Wednesday, March 11, 2009

Reading the Entrails

From How to Read the Dow Jones Industrials Indicator:

When interpreting the chart above, you need to remember that the most important factor is the relationship between Index Price and the Volume Moving Average (VMA). Here we see that the index has taken an advancing trend with not much supporting volume to cause this change. This occurs because investors are taking profit from covering their short orders; this causes the market to increase. When the VMA has peaked, professional investors once again enter into a short position by selling; this action causes the index to trend down again. It is just after this VMA peak that one should make a trading decision.
From Sacrificial Divination: Confirmation by Extispicy:
Observational divination inferred the gods' will through close examination of portents from the world around. The gods could also send messages though dreams and divinely inspired utterances, or oracles, to any citizen of Assyria. But sometimes it was not enough to wait for the gods' messages. The king might need to resolve a pressing political problem, or he might not be certain whether to trust the human intermediary of a divine oracular pronouncement. Under those circumstances he commissioned a sacrificial divination, or extispicy, to obtain a divine yes-no answer to a question he put to the gods. His haruspex (bārû, literally "seer") examined the entrails of a sacrificed ram for ominous marks, counting up good and bad and declaring the most prevalent as the divine response to the king's query.

The liver of the sheep, with the zones considered ominous in Neo-Assyrian royal extispicy.

If a Design is drawn from the centre of the top of the Station to the Gate of the Palace and a "weapon"-mark points parallel to it: a leader will leave his country.

If a Design is drawn from the centre of the top of the Station to the Gate of the Palace and a "weapon"-mark points to it: a leader will enter the country.

If a Design is drawn from the centre of the Gate of the Palace to the Station: the gods have heard the wailing of the land.

If a Design is drawn between the Station and the Path: a god will request an emblem or a censer from a man.

If a Design is drawn twice between the Station and the Path: a man's wife will have her husband killed.

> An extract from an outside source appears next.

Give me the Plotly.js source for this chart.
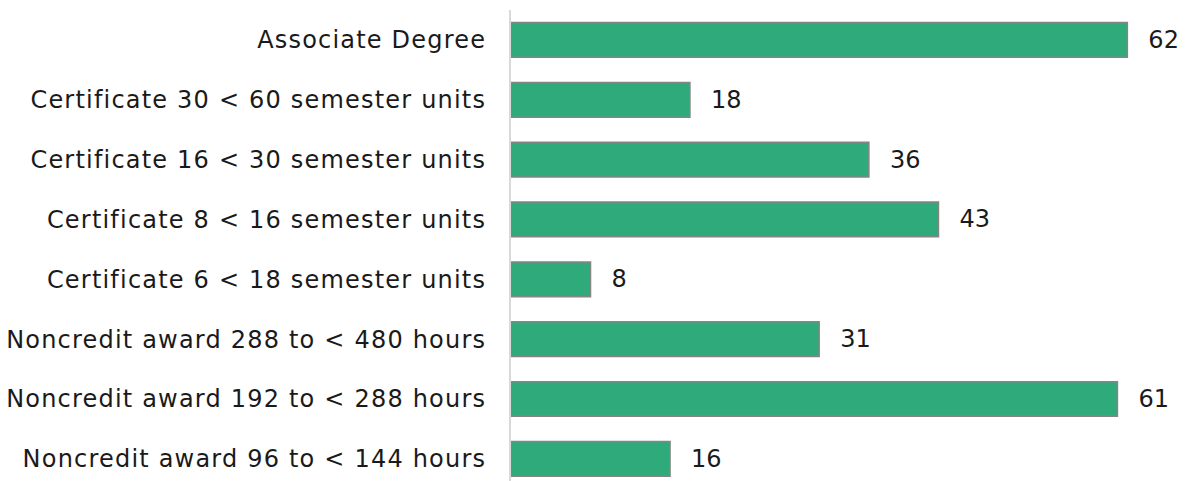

If a Design is drawn three times between the Station and the Path: a man's wife will write again and again about killing her husband, "Kill my husband and marry me!"

One might want to believe that reading modern market indices is a very different matter from the ancient practice of divination, where the entrails of a sheep or goat were methodically examined to predict the future. And until last summer, it did seem as though there must be a considerable difference, since the masters of high finance, aided by bona fide math geniuses, using the most sophisticated computer models, were so consistently doing so spectacularly well. Now we know better.

And if we'd given things a little more thought, we should have figured it out long ago. For example, the method shown above for predicting the zigs and zags of the market, based on the relation between the price average and the VMA, or "Volume Moving Average," is extremely suspect. For one thing, it fails to take account of exceptional cases that might not perform as expected and could trigger huge losses under certain circumstances. For another, it doesn't take into account the liklihood that a great many investors could be using the same model, creating a situation George Soros has described as "reflexivity":
which holds that our thinking is inherently biased. Thinking participants cannot act on the basis of knowledge. Knowledge presupposes facts which occur independently of the statements which refer to them; but being a participant implies that one’s decisions influence the outcome. Therefore, the situation participants have to deal with does not consist of facts independently given but facts which will be shaped by the decision of the participants.

Consequently many traders using more or less the same methods will influence the outcome of their methods in ways that are inherently impossible to predict. Not to minimize the contribution of George Soros, a man of extraordinary intelligence, this is not rocket science and should have been obvious to the geniuses programming the computers that made such trades, sometimes as many as a million a day per firm, as I understand it.

The Dow Jones Industrial Index for today, March 11 (from The Financial Times):

Taking a close look at today's Dow Jones Industrial "entrail," we see that it wound up at pretty much the same place as it started. But look at all those squiggles in between. This is what is called a "volatile market." Certain types of traders, particularly day traders, are very fond of such markets because they provide many opportunities to make bets as to which direction the entrail will take at any given time. And the more such bets are made, the more "opportunities" there will be, thanks to the effects of Soros's reflexivity. I think it safe to say that the majority of what is happening today in all these market indices is due to the placing of such bets, rather than any legitimate reflection of what is actually happening in the business world as far as profits and losses are concerned. What we are dealing with is indeed a type of necromancy, inherited from age-old traditions based on sheer superstition.

So what does it mean when we see that the Dow ended the day up or down by so much? As far as the average investor is concerned it might seem to matter a great deal. But to the trader it hardly matters at all. His money is made or lost each time the little squiggle moves up or down, as it can do thousands of times in a single day.

Is there any longer any reason for continuing with this nonsense? Sorry, but I can't see any. When you place a bet in a casino, at least you know the odds.